In the entries below, how many lines hold the string "this"? Give only the number.

== Exercise input ==

• • • • •

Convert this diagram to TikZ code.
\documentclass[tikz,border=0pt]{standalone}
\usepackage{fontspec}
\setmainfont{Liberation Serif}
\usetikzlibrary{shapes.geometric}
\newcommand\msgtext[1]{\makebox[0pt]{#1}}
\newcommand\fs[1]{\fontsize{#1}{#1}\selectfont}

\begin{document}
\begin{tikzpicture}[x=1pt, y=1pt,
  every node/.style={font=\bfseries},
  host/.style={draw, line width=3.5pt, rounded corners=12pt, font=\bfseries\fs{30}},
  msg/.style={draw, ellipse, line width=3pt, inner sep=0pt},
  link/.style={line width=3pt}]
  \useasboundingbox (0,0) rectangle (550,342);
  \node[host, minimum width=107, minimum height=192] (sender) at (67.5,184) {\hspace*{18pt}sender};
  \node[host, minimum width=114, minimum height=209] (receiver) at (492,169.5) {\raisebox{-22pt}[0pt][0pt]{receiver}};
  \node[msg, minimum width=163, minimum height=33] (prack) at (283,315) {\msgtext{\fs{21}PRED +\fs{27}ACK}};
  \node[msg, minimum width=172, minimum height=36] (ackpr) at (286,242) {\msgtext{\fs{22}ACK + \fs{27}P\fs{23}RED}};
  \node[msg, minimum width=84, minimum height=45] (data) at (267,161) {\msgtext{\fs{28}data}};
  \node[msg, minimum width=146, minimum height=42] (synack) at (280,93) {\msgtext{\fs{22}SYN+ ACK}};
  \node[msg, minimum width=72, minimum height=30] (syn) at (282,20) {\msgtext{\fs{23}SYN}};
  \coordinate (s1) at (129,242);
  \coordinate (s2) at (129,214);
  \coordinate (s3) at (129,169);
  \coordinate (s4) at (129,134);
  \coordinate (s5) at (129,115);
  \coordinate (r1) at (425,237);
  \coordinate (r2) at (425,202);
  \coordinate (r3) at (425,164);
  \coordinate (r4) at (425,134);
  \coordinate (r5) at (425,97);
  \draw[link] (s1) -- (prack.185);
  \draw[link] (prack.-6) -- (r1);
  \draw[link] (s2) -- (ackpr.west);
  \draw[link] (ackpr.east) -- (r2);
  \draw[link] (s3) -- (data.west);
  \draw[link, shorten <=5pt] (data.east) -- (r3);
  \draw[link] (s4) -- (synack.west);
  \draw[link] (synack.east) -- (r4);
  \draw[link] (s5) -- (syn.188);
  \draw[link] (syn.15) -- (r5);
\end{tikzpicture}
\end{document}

• • • • •

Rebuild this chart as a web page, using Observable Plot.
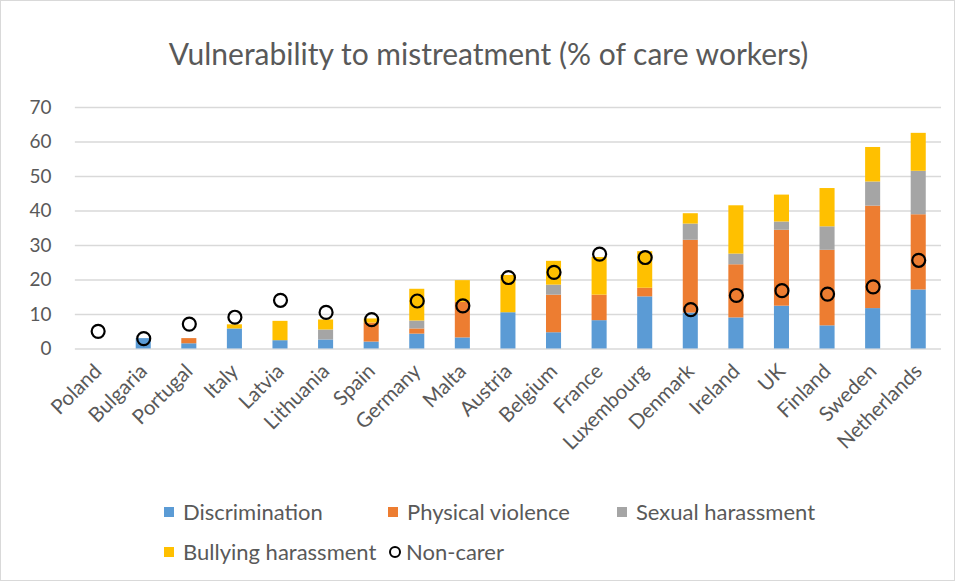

• • • • •

== Worked answer ==
2